Task statement: Where does the string "matplotlib" appear? Copy every line of the entries below that holds it.

Records shown:
=====

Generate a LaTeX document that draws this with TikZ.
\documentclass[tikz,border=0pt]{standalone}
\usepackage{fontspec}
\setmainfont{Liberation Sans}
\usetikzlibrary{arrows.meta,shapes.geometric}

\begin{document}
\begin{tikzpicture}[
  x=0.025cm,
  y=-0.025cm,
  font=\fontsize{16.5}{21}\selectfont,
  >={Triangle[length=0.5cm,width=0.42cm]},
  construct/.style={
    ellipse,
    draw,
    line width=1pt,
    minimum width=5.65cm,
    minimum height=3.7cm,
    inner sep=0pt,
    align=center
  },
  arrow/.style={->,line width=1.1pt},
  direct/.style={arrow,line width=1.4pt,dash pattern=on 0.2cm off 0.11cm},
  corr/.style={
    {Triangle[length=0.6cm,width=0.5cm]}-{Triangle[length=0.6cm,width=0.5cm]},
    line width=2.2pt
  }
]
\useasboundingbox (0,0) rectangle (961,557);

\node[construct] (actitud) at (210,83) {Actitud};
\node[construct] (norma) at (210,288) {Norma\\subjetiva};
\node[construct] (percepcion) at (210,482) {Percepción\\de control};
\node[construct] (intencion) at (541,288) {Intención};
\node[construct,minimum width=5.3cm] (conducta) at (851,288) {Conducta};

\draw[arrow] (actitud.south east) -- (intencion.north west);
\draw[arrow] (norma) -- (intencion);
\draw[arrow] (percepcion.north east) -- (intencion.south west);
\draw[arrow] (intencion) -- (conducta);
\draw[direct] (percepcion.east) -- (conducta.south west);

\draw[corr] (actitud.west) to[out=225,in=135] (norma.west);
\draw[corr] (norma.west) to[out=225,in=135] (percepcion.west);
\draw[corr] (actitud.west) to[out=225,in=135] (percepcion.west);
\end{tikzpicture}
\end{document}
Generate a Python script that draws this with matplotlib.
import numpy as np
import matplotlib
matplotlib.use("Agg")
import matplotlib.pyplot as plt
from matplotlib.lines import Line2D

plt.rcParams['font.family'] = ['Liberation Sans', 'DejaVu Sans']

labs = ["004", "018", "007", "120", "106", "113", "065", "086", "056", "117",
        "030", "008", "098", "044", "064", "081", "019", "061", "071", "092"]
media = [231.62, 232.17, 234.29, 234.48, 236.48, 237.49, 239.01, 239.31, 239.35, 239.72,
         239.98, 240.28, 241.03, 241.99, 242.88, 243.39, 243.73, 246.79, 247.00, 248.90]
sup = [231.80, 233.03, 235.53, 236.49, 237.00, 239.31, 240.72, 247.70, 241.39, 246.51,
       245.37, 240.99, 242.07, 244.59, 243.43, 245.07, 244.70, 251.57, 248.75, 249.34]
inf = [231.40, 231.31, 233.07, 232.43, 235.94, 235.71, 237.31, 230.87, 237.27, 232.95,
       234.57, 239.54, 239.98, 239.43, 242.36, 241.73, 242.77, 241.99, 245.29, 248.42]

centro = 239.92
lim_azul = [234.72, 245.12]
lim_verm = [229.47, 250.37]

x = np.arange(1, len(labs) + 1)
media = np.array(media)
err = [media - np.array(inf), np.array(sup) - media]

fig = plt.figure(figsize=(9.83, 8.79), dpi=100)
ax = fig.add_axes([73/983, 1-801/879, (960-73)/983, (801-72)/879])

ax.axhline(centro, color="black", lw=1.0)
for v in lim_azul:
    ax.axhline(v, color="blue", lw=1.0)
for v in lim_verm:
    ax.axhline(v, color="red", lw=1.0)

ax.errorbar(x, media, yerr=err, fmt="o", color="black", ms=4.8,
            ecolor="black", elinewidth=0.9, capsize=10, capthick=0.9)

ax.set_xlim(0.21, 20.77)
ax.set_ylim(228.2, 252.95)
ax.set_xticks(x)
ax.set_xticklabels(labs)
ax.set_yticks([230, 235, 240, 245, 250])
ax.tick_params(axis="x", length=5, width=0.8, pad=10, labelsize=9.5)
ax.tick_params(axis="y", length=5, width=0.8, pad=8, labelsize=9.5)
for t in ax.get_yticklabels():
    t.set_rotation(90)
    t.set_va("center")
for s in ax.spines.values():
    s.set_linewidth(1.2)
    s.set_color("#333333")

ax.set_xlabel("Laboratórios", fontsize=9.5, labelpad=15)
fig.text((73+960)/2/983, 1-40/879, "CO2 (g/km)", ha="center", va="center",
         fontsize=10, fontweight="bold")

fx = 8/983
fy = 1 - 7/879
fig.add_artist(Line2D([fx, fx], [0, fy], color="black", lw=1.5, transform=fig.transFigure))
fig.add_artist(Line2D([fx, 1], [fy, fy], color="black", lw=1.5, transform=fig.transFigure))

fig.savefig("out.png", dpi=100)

=====

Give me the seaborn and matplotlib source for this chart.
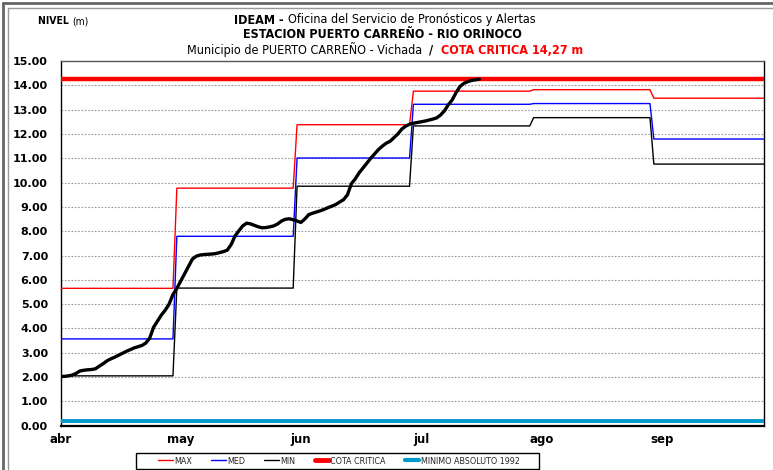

=====

The result:
Generate a Python script that draws this with matplotlib.
import matplotlib
matplotlib.use("Agg")
import matplotlib.pyplot as plt
from matplotlib.lines import Line2D
Give me the seaborn and matplotlib source for this chart.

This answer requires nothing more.